Fastest way to estimate rows in a table

A friend wrote to me recently with a question. He was working on a method to ship application metrics to statsd on a 1 minute interval. He had three examples of how to estimate the number of rows in a table and he wanted to know the difference between them.

Data length/average row length

{% raw %}
The example given:

mysql> select DATA_LENGTH/AVG_ROW_LENGTH from INFORMATION_SCHEMA.TABLES
WHERE TABLE_NAME = 'line_items';
+----------------------------+
| DATA_LENGTH/AVG_ROW_LENGTH |
+----------------------------+
|              10497541.7528 |
+----------------------------+
1 row in set (0.03 sec)

I have actually never thought of using this method! I don’t think it’s accurate though, since data length has deleted space + additional preallocated or overhead space. For example a page file is only 15/16ths in InnoDB. So as you can see the number it returns is just over 10% higher than the actual number of rows (9441296).

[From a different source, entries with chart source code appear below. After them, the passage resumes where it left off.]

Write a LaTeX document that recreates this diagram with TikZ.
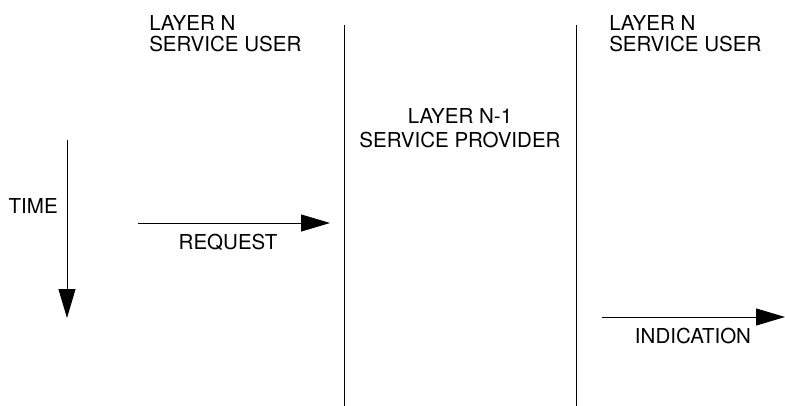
\documentclass[tikz,border=0pt]{standalone}
\usepackage{fontspec}
\setmainfont{TeX Gyre Heros}
\usetikzlibrary{arrows.meta}

\begin{document}
\begin{tikzpicture}[x=0.75pt,y=0.75pt,yscale=-1,xscale=1,
  lbl/.style={inner sep=0pt,font=\fontsize{15.4}{15.75}\selectfont},
  flow/.style={line width=0.75pt,-{Triangle[length=21.75pt,width=12.75pt]}}]
\useasboundingbox (0,0) rectangle (785,406);

%Coordinates: ends of lines and arrows
\coordinate (lineA top) at (344,25);
\coordinate (lineA bot) at (344,406);
\coordinate (lineB top) at (576,25);
\coordinate (lineB bot) at (576,406);
\coordinate (time start) at (67,140);
\coordinate (time end) at (67,318);
\coordinate (req start) at (138,223);
\coordinate (req end) at (330,223);
\coordinate (ind start) at (602,317);
\coordinate (ind end) at (785,317);

%Straight Lines: boundaries of the provider
\draw [line width=0.75pt] (lineA top) -- (lineA bot) ;
\draw [line width=0.75pt] (lineB top) -- (lineB bot) ;

%Arrows
\draw [flow] (time start) -- (time end) ;
\draw [flow] (req start) -- (req end) ;
\draw [flow] (ind start) -- (ind end) ;

% Text Node
\node (user left) [lbl,anchor=north west,align=left] at (149,15) {LAYER N\\SERVICE USER};
% Text Node
\node (user right) [lbl,anchor=north west,align=left] at (609,15) {LAYER N\\SERVICE USER};
% Text Node
\node (provider) [lbl,anchor=north,align=center,font=\fontsize{15.4}{18}\selectfont] at (460,108) {LAYER N-1\\SERVICE PROVIDER};
% Text Node
\node (time) [lbl,anchor=base east] at (58,214) {TIME};
% Text Node
\node (request) [lbl,anchor=base] at (228,249) {REQUEST};
% Text Node
\node (indication) [lbl,anchor=base] at (693,343) {INDICATION};

\end{tikzpicture}
\end{document}
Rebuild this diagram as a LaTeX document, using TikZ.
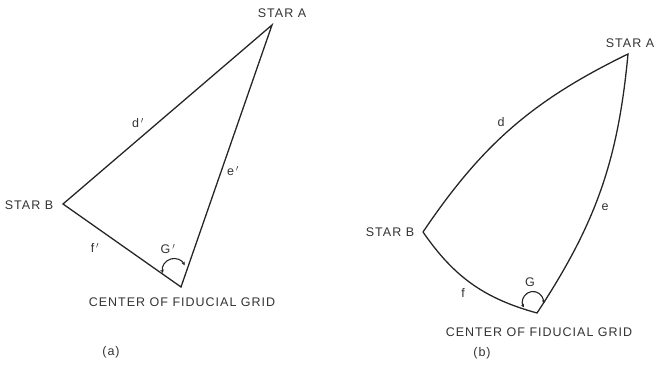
\documentclass[tikz,border=0pt]{standalone}
\usepackage{fontspec}
\setmainfont{Liberation Sans}[LetterSpace=8]
\usetikzlibrary{arrows.meta}
\begin{document}
\begin{tikzpicture}[x=1pt,y=1pt,
  edge/.style={line width=1.3pt,draw=black!85},
  lbl/.style={inner sep=0pt,text=black!80,font=\fontsize{12.5}{14}\selectfont},
  angarc/.style={line width=1.1pt,draw=black!85,{Stealth[length=3.5pt,width=3.5pt]}-{Stealth[length=3.5pt,width=3.5pt]}}]
\useasboundingbox (0,0) rectangle (658,366);
% (a)
\coordinate (A1) at (272,341);
\coordinate (B1) at (63,162);
\coordinate (C1) at (181,79);
\draw[edge,line join=miter] (A1) -- (B1) -- (C1) -- cycle;
\node[lbl] (sa1) at (282,353) {STAR A};
\node[lbl] (sb1) at (29,161) {STAR B};
\node[lbl] (cf1) at (182,64) {CENTER OF FIDUCIAL GRID};
\node[lbl] (d1) at (138,243) {d$\,'$};
\node[lbl] (e1) at (233,195) {e$\,'$};
\node[lbl] (f1) at (95,118) {f$\,'$};
\node[lbl] (g1) at (168,117) {G$\,'$};
\node[lbl] (pa) at (111,14) {(a)};
\draw[angarc] (174,96) ++(195:11.5) arc[start angle=195,end angle=24,radius=11.5];
% (b)
\coordinate (A2) at (628,312);
\coordinate (B2) at (423,134);
\coordinate (C2) at (537,53);
\draw[edge,line join=miter] (B2) to[bend left=15] (A2) to[bend left=14] (C2) to[bend left=20] (B2);
\node[lbl] (sa2) at (630,323) {STAR A};
\node[lbl] (sb2) at (390,134) {STAR B};
\node[lbl] (cf2) at (539,34) {CENTER OF FIDUCIAL GRID};
\node[lbl] (d2) at (501,244) {d};
\node[lbl] (e2) at (605,159) {e};
\node[lbl] (f2) at (463,73) {f};
\node[lbl] (g2) at (530,84) {G};
\node[lbl] (pb) at (482,13) {(b)};
\draw[angarc] (533,64) ++(211:10.5) arc[start angle=211,end angle=-10,radius=10.5];
\end{tikzpicture}
\end{document}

Table rows from Information Schema

The example given:

mysql> SELECT TABLE_ROWS FROM INFORMATION_SCHEMA.TABLES
WHERE TABLE_NAME = 'line_items';
+------------+
| TABLE_ROWS |
+------------+
|    9800078 |
+------------+
1 row in set (0.03 sec)

This method takes a number that InnoDB provides, which in this case is accurate to within 4% of the actual number of rows (estimating slightly over in this case). So the question is really about how efficient a count already provided is, and where does it come from.
InnoDB samples a number of random pages in the table, and then estimates the total rows for the whole table. By default this sampling is just 8 pages in MySQL 5.5 (configurable via innodb_stats_sample_pages), but is greatly improved in MySQL 5.6 – with 20 pages sampled by default. The option is now called innodb_stats_persistent_sample_pages – a reference to the new persistent statistics feature!
So based on it being a fixed number of pages to examine, it is also going to scale reasonably with table growth. Pro tip: It is quite possible it may look much slower as soon as the table does not fit in memory, since 8 random pages could mean > 8 random IOs.

Select count(1)

The example given:

mysql> SELECT COUNT(1) FROM line_items;
+----------+
| COUNT(1) |
+----------+
|  9441296 |
+----------+
1 row in set (2.03 sec)

This requires an index scan of the primary key. It’s important to explain why that is, since this behavior differs from MyISAM. InnoDB supports MVCC which is an important feature to allow concurrent access to rows without having to need readers set locks blocking other users from writing. In a practical sense what this feature means, is that at any one point in time there will be multiple versions of a row. The actual count(1) will depend on the time your transaction started, and its isolation level.
This solution will not scale well as the number of rows in the table grows and while storage-engine development is outside of my expertise, I suspect it is unlikely that this will be improved in any future MySQL versions. My reasoning is that I can not see an easy way of maintaining multiple different pre-computed counts without introducing any new global locking or overhead – which is a big no-no in being able to scale on multiple cores/cpus.
Finally, of the three solutions, this is the only 100% accurate method to be able to tell the exact number of rows in the table.
{% endraw %}